▸ Your task
Extract each line holding the word "Apache" from the entries.

▸ Material provided
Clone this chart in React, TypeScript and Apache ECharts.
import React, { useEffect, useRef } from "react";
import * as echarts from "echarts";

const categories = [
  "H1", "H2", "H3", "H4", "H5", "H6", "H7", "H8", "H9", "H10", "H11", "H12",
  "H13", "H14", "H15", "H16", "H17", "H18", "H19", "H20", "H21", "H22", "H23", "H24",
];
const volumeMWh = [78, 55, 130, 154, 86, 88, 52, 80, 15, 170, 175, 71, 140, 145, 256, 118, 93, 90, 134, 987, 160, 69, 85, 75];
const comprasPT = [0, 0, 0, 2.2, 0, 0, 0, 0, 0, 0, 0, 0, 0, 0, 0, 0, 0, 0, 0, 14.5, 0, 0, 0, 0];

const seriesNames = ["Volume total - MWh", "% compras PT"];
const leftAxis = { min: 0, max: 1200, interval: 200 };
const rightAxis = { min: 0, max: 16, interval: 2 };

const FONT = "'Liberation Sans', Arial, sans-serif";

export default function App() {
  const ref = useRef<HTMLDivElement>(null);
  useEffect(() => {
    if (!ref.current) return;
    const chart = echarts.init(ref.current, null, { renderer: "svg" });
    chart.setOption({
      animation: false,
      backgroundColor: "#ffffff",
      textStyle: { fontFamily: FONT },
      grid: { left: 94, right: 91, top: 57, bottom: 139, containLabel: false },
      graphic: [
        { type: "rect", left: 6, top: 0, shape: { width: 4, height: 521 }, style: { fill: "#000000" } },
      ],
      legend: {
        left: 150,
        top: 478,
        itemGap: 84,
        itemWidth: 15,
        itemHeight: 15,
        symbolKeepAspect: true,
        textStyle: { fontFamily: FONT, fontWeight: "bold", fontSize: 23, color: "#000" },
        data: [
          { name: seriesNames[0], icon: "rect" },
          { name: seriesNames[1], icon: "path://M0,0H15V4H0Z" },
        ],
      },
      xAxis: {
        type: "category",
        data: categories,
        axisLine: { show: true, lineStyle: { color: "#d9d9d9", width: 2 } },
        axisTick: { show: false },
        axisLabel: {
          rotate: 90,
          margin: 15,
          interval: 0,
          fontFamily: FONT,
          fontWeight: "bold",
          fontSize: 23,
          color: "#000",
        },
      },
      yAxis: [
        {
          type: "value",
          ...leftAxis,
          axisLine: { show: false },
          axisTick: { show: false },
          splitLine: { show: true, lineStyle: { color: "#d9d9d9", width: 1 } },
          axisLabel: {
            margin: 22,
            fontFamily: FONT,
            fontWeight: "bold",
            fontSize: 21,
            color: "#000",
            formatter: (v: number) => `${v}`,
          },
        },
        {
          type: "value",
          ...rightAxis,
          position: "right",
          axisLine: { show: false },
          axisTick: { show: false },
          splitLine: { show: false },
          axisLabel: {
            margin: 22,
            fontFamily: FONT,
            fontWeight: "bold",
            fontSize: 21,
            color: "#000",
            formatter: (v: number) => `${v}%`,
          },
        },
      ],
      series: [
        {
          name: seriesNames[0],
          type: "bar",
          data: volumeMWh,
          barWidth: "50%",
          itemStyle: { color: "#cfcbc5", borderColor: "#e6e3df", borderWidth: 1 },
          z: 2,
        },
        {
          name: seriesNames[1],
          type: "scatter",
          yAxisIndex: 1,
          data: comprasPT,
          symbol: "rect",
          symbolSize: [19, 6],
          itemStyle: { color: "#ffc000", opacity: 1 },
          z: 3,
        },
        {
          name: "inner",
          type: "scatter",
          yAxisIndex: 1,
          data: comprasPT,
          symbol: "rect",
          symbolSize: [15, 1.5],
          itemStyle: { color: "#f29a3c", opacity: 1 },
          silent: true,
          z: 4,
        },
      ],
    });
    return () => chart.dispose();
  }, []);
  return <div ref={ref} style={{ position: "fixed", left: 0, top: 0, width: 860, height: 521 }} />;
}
* * *
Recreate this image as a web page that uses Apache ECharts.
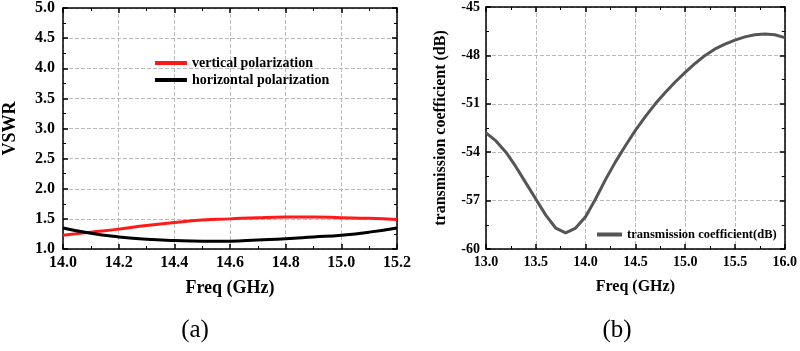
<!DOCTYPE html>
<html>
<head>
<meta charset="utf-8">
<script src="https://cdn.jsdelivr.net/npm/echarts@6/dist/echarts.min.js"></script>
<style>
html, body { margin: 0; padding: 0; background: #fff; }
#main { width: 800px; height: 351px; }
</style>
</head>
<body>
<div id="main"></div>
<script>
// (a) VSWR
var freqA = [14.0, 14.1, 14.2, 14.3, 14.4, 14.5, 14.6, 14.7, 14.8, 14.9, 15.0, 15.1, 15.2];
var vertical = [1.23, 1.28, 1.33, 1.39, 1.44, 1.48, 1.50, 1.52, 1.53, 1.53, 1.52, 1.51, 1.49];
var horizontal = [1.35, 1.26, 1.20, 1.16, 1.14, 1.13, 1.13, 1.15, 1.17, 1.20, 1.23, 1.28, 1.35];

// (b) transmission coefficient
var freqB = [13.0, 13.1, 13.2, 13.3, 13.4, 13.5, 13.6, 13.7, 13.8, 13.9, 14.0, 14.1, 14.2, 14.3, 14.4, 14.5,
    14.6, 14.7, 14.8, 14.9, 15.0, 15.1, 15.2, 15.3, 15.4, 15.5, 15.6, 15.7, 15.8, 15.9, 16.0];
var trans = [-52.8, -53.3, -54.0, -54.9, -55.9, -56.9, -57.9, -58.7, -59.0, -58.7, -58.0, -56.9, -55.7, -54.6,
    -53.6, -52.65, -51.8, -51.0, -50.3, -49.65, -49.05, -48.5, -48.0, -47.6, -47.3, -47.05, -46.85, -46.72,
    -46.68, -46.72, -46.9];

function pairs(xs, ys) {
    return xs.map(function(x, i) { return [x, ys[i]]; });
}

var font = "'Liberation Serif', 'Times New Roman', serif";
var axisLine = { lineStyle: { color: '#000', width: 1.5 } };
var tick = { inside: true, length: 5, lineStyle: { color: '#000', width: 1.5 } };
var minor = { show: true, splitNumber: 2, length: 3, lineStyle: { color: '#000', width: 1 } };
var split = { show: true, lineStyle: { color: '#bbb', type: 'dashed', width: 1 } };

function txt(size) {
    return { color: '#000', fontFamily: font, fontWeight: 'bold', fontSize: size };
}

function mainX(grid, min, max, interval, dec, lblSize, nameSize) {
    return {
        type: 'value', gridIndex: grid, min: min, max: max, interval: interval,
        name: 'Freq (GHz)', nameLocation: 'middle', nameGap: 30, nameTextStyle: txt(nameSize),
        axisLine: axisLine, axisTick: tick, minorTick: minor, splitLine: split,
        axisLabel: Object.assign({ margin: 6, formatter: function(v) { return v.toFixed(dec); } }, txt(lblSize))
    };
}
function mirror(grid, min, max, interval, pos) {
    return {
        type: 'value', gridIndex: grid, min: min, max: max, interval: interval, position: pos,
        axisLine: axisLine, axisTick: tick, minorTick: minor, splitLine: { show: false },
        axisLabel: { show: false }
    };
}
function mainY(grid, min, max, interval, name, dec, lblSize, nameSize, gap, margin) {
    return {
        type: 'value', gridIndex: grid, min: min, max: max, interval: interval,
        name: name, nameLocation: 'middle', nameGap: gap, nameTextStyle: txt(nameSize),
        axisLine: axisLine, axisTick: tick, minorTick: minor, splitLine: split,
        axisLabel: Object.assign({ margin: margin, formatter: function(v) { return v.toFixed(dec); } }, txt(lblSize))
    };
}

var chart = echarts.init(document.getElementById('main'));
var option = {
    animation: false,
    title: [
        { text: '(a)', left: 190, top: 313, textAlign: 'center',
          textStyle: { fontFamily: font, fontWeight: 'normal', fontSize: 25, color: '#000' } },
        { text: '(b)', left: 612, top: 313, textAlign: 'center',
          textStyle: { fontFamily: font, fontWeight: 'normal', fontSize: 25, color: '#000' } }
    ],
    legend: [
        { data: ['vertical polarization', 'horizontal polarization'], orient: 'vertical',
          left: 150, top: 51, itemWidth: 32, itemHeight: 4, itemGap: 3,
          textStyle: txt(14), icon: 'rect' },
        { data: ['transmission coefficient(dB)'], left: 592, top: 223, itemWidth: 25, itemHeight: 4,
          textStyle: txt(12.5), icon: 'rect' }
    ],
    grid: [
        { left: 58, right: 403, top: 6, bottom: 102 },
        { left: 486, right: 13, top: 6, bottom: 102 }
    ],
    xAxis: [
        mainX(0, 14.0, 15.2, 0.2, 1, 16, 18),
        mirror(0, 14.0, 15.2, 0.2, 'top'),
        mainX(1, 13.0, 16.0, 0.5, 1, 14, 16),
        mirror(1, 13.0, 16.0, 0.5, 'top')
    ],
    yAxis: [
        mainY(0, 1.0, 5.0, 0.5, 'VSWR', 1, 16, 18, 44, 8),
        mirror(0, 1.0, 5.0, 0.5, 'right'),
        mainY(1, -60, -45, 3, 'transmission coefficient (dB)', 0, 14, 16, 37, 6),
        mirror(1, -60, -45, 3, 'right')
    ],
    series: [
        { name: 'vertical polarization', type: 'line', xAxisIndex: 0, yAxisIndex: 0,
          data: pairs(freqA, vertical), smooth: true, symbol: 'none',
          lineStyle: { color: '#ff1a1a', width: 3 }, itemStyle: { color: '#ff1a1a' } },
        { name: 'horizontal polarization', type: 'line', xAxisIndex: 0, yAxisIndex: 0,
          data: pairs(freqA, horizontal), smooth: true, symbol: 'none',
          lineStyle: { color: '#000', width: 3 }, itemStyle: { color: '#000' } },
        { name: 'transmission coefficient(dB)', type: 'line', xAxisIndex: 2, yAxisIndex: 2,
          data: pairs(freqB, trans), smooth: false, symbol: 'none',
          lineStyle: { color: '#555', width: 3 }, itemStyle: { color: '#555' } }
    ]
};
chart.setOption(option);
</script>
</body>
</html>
---
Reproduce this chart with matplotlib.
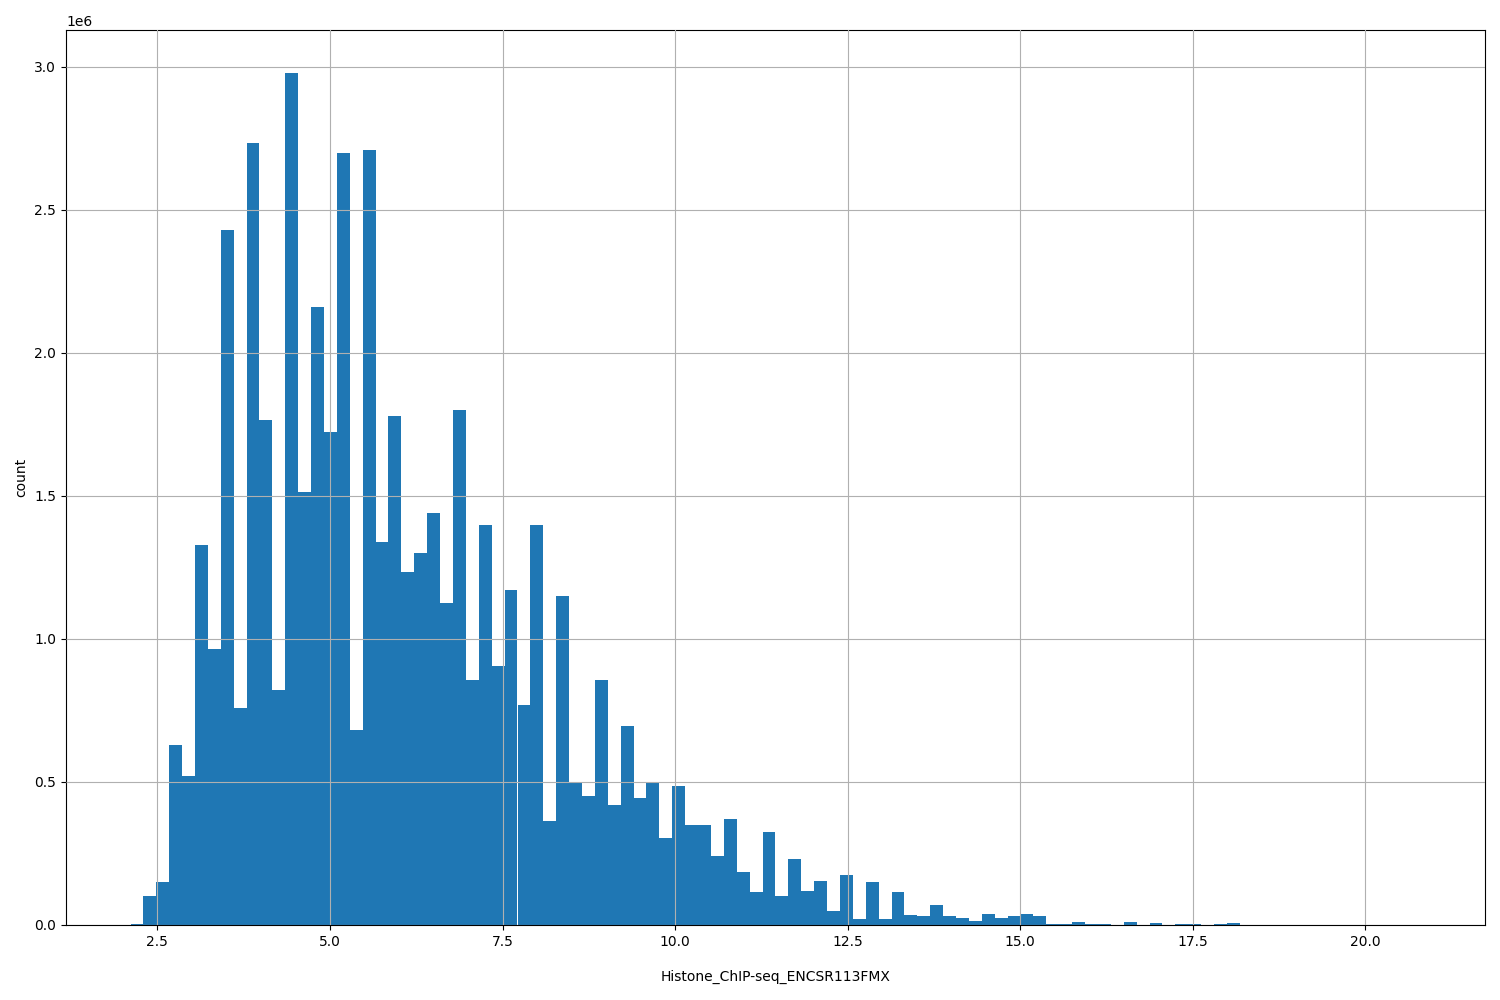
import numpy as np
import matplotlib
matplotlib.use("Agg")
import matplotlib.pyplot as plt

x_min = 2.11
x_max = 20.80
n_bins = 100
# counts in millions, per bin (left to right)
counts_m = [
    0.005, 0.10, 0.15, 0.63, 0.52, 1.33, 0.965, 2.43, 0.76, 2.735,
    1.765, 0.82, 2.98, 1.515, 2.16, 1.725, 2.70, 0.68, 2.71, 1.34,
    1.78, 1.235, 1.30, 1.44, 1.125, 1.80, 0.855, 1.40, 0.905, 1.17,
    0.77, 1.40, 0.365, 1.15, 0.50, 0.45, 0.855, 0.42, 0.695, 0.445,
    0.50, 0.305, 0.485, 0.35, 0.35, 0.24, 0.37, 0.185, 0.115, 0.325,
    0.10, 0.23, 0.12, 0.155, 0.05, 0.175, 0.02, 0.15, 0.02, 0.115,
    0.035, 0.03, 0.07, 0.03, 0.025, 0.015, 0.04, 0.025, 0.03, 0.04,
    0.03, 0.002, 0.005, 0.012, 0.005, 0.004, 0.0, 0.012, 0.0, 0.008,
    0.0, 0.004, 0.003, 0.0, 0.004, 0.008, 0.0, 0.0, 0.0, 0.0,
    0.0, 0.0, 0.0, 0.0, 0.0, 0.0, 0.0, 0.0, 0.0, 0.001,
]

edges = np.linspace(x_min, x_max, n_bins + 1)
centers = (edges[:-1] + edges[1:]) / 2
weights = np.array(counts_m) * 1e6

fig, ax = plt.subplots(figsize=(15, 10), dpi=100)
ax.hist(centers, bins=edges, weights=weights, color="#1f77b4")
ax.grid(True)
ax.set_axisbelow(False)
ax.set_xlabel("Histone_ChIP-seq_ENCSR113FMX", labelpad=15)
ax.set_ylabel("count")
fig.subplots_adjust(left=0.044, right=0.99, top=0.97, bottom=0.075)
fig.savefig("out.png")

▸ Result for this task
Clone this chart in React, TypeScript and Apache ECharts.
Recreate this image as a web page that uses Apache ECharts.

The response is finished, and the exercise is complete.